L’impermanenza dell’errore ovvero l'elogio dell'inesattezza

Lavagna montessoriana - Foto: Mariella Dipaola

Basta un semplice vassoio con i bordi o una teglia da forno, della farina di mais e il gioco è pronto. Disegnare, scrivere e cancellare.

Oltre che divertente per i bambini, questo semplice gioco a costo zero educa all’autocorrezione, ma soprattutto all’idea ottimistica e finemente pedagogica/ filosofica che tutto è impermanente, anche l’errore. Che noi non siamo i nostri sbagli e che abbiamo sempre un’altra possibilità, poiché l’errore non coincide con l’”errante". Per un bambino, in particolare, vedere il proprio errore svanire al suo tocco di mano sarà un prezioso aiuto per autoinfondersi una poderosa dose di fiducia. Imparerà che per raggiungere un obiettivo non dovrà temere l’errore, perché in fondo le grandi scoperte e i progressi dell’umanità avvengono per prove, “errori" e correzioni del tiro, attraverso deviazioni dai percorsi ordinari. Imparerà che l’errore non è "per sempre" e che esso rappresenta, al contrario, il motore del cambiamento. Insomma, l'errore è un utile alleato.

I bambini terrorizzati da adulti che stigmatizzano oltre misura gli errori ben presto perderanno la propensione a sperimentare e ad osare idee eretiche e percorsi innovativi. Perderanno la loro innata curiosità per le cose della vita e si persuaderanno, attraverso un lento ma inesorabile condizionamento, che i "perché" hanno un'unica risposta, quella che stabilisce l'insegnante o il libro di testo o qualunque altra autorità.

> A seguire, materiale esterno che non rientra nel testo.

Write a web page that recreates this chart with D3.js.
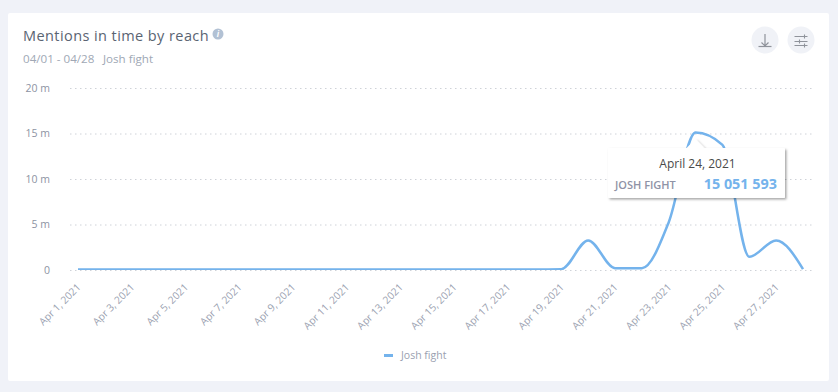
<!DOCTYPE html>
<html>
<head>
<meta charset="utf-8">
<script src="https://cdn.jsdelivr.net/npm/d3@7"></script>
<style>
  html, body { margin: 0; padding: 0; background: #f0f2f8; }
  svg { display: block; font-family: "Open Sans", sans-serif; }
</style>
</head>
<body>
<svg id="chart" width="838" height="392"></svg>
<script>
// Mentions in time by reach
const days = ["Apr 1, 2021", "Apr 2, 2021", "Apr 3, 2021", "Apr 4, 2021", "Apr 5, 2021", "Apr 6, 2021", "Apr 7, 2021",
  "Apr 8, 2021", "Apr 9, 2021", "Apr 10, 2021", "Apr 11, 2021", "Apr 12, 2021", "Apr 13, 2021", "Apr 14, 2021",
  "Apr 15, 2021", "Apr 16, 2021", "Apr 17, 2021", "Apr 18, 2021", "Apr 19, 2021", "Apr 20, 2021", "Apr 21, 2021",
  "Apr 22, 2021", "Apr 23, 2021", "Apr 24, 2021", "Apr 25, 2021", "Apr 26, 2021", "Apr 27, 2021", "Apr 28, 2021"];
const reach = [0, 0, 0, 0, 0, 0, 0, 0, 0, 0, 0, 0, 0, 0, 0, 0, 0, 0, 40000, 3200000, 150000, 150000, 5200000, 15051593,
  13700000, 1400000, 3200000, 50000];
const dayTicks = days.filter((d, i) => i % 2 === 0);
const yTicks = [0, 5000000, 10000000, 15000000, 20000000];
const seriesName = "Josh fight";

const svg = d3.select("#chart");
const defs = svg.append("defs");

svg.append("rect")
  .attr("x", 8).attr("y", 13)
  .attr("width", 821).attr("height", 368)
  .attr("rx", 2)
  .style("fill", "#fff");

// Heading
svg.append("text")
  .attr("x", 23).attr("y", 41)
  .style("font-size", "14.5px")
  .style("letter-spacing", "0.42px")
  .style("fill", "#5a6472")
  .text("Mentions in time by reach");

svg.append("circle").attr("cx", 218).attr("cy", 34).attr("r", 5.5).style("fill", "#b2c1d4");
svg.append("text")
  .attr("x", 218).attr("y", 37)
  .attr("text-anchor", "middle")
  .style("font-size", "8px")
  .style("font-weight", "700")
  .style("font-style", "italic")
  .style("fill", "#fff")
  .text("i");

svg.append("text")
  .attr("x", 23).attr("y", 63)
  .style("font-size", "11.6px")
  .style("fill", "#a0a8b5")
  .text("04/01 - 04/28");
svg.append("text")
  .attr("x", 103).attr("y", 63)
  .style("font-size", "11.6px")
  .style("fill", "#a0a8b5")
  .text(seriesName);

// Buttons
svg.selectAll(".btn")
  .data([765, 801])
  .enter().append("circle")
  .attr("class", "btn")
  .attr("cx", d => d).attr("cy", 40).attr("r", 13.5)
  .style("fill", "#f0f2f7");

const download = svg.append("g").style("stroke", "#8f939b").style("fill", "none");
download.append("path").attr("d", "M765 34V45.5M761.5 42.5L765 46L768.5 42.5").style("stroke-width", 1.2);
download.append("path").attr("d", "M758.500 46.500H771.500").style("stroke-width", 1.2);

const sliders = svg.append("g").style("stroke", "#8f939b").style("stroke-width", 1.1).style("fill", "none");
sliders.append("path").attr("d", "M794.500 36.500H807.500M794.500 41.500H807.500M794.500 45.500H807.500");
sliders.append("path").attr("d", "M804.500 34.500V38.500M799.500 39.500V43.500M804.500 43.500V47.500");

// Chart
const x = d3.scalePoint().domain(days).range([78, 803]);
const y = d3.scaleLinear().domain([0, 20000000]).range([270.5, 88.5]);

const grid = svg.append("g");
grid.selectAll("line")
  .data(yTicks)
  .enter().append("line")
  .attr("x1", 70).attr("x2", 812)
  .attr("y1", d => y(d)).attr("y2", d => y(d))
  .style("stroke", "#cfd2d8")
  .style("stroke-width", 1)
  .style("stroke-dasharray", "1.5 3.5");

const yAxis = svg.append("g")
  .attr("transform", "translate(50,-0.5)")
  .call(d3.axisLeft(y)
    .tickValues(yTicks)
    .tickSize(0)
    .tickFormat(d => d === 0 ? "0" : (d / 1000000) + " m"));
yAxis.select(".domain").remove();
yAxis.selectAll("text")
  .attr("x", 0)
  .attr("text-anchor", "end")
  .style("font-family", "'Open Sans', sans-serif")
  .style("font-size", "10.5px")
  .style("fill", "#8d93a3");

const xAxis = svg.append("g")
  .attr("transform", "translate(0,269.5)")
  .call(d3.axisBottom(x).tickValues(dayTicks).tickSize(0));
xAxis.select(".domain").remove();
xAxis.selectAll("text")
  .attr("x", -11).attr("y", 11.5).attr("dy", "0.35em")
  .attr("transform", "rotate(-45)")
  .attr("text-anchor", "end")
  .style("font-family", "'Open Sans', sans-serif")
  .style("font-size", "10.2px")
  .style("fill", "#9a9fb0");

const line = d3.line()
  .x((d, i) => x(days[i]))
  .y(d => y(d) - 1)
  .curve(d3.curveMonotoneX);

// the zero stretch sits half under the plot edge, so clip it there
defs.append("clipPath").attr("id", "plotClip")
  .append("rect")
  .attr("x", 60).attr("y", 80)
  .attr("width", 760).attr("height", 190);

svg.append("path")
  .datum(reach)
  .attr("d", line)
  .attr("clip-path", "url(#plotClip)")
  .style("fill", "none")
  .style("stroke", "#74b3ec")
  .style("stroke-width", 2.5);

// Legend
svg.append("rect")
  .attr("x", 384).attr("y", 354)
  .attr("width", 9).attr("height", 3)
  .style("fill", "#74b3ec");
svg.append("text")
  .attr("x", 401).attr("y", 359)
  .style("font-size", "10.5px")
  .style("fill", "#9a9fb0")
  .text(seriesName);

// Tooltip
const shadow = defs.append("filter").attr("id", "tipShadow")
  .attr("x", "-10%").attr("y", "-20%").attr("width", "120%").attr("height", "150%");
shadow.append("feDropShadow")
  .attr("dx", 1.5).attr("dy", 1.5).attr("stdDeviation", 1)
  .attr("flood-color", "#000").attr("flood-opacity", 0.35);

const peak = reach.indexOf(d3.max(reach));
const tipX = x(days[peak]);
const tip = svg.append("g");
tip.append("path")
  .attr("d", `M${tipX - 9} 148L${tipX} 139L${tipX + 9} 148Z`)
  .style("fill", "#fff")
  .style("filter", "url(#tipShadow)");
tip.append("rect")
  .attr("x", 608).attr("y", 148)
  .attr("width", 177).attr("height", 50)
  .attr("rx", 1)
  .style("fill", "#fff")
  .style("filter", "url(#tipShadow)");
tip.append("path")
  .attr("d", `M${tipX - 9} 149L${tipX} 140L${tipX + 9} 149Z`)
  .style("fill", "#fff");
tip.append("text")
  .attr("x", 697.5).attr("y", 168)
  .attr("text-anchor", "middle")
  .style("font-size", "12px")
  .style("fill", "#4a4a4a")
  .text("April 24, 2021");
tip.append("text")
  .attr("x", 615).attr("y", 189)
  .style("font-size", "11px")
  .style("font-weight", "600")
  .style("fill", "#8f93a6")
  .text(seriesName.toUpperCase());
tip.append("text")
  .attr("x", 777).attr("y", 189)
  .attr("text-anchor", "end")
  .style("font-size", "14.4px")
  .style("font-weight", "700")
  .style("fill", "#74b3ec")
  .text(d3.format(",")(reach[peak]).replace(/,/g, " "));
</script>
</body>
</html>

Secondo Maria Montessori l'errore fa comunità, unisce, perché solo riconoscendosi reciprocamente imperfetti come esseri umani potremo stare insieme pacificamente, forti di una prospettiva  di perfettibilità/cambiamento insita in qualunque relazione umana nonviolenta. L'errore, dunque, crea ponti, mentre la perfezione erige steccati. 

L'autocorrezione rende le persone attive, sicure di sé, libere, mentre la correzione operata dall'esterno, al contrario, impigrisce, rende insicuri dei propri mezzi e crea le precondizioni per lo sviluppo di personalità sottomesse. 

Come fa notare J. Hunt, psicologa infantile e dell’età evolutiva, più o meno in terza elementare gli individui scolarizzati smettono di porre domande e di dare risposte per timore di essere giudicati negativamente. Ma una scuola fondata sulle "risposte esatte" che determina l'inibizione di domande che scaturiscano da un impulso interiore a cercare ha fallito il suo scopo. Come afferma Rubem Alves, "non esiste niente di più pernicioso per il pensiero che l'insegnamento delle risposte esatte. Le risposte ci permettono di camminare su terra sicura. Ma solo le domande ci permettono di entrare nel mare sconosciuto. Per questo esistono le scuole: non per insegnare le risposte ma per insegnare le domande”.

Quando si è ancora piccoli con metodo “scientifico” risolviamo i problemi per tentativi, per prove ed errori. Quando cresciamo perdiamo questa capacità di approccio ai problemi. La scuola ci inculca l’idea che lo sbaglio abbia un valore esclusivamente negativo. 

In realtà, tutte le idee nuove e originali nascono seguendo una strada assolutamente inesplorata. Sono i sentieri non battuti che danno nuova linfa al mondo. Ma la scuola attribuendo all’errore una valenza esclusivamente negativa tarpa negli individui ogni naturale istinto creativo. 

Illuminanti a riguardo le considerazioni di Riccardo Luna contenute nel suo libro dal titolo “Cambiamo tutto! la rivoluzione degli innovatori”. Nel testo l'autore invita ad adottare "la teoria del fallimento quale motore indispensabile dell’innovazione” tentando una rivoluzione copernicana del modo di pensare dell’italiano medio, il quale, da sempre, dimostra in generale scarsa tolleranza nei confronti dell’errore. Bisognerebbe imparare da Thomas Edison, inventore della lampadina ad incandescenza: “Non ho sbagliato 700 volte, anzi per la verità non ho sbagliato mai. Ho dimostrato per 700 volte quale non fosse la strada giusta”.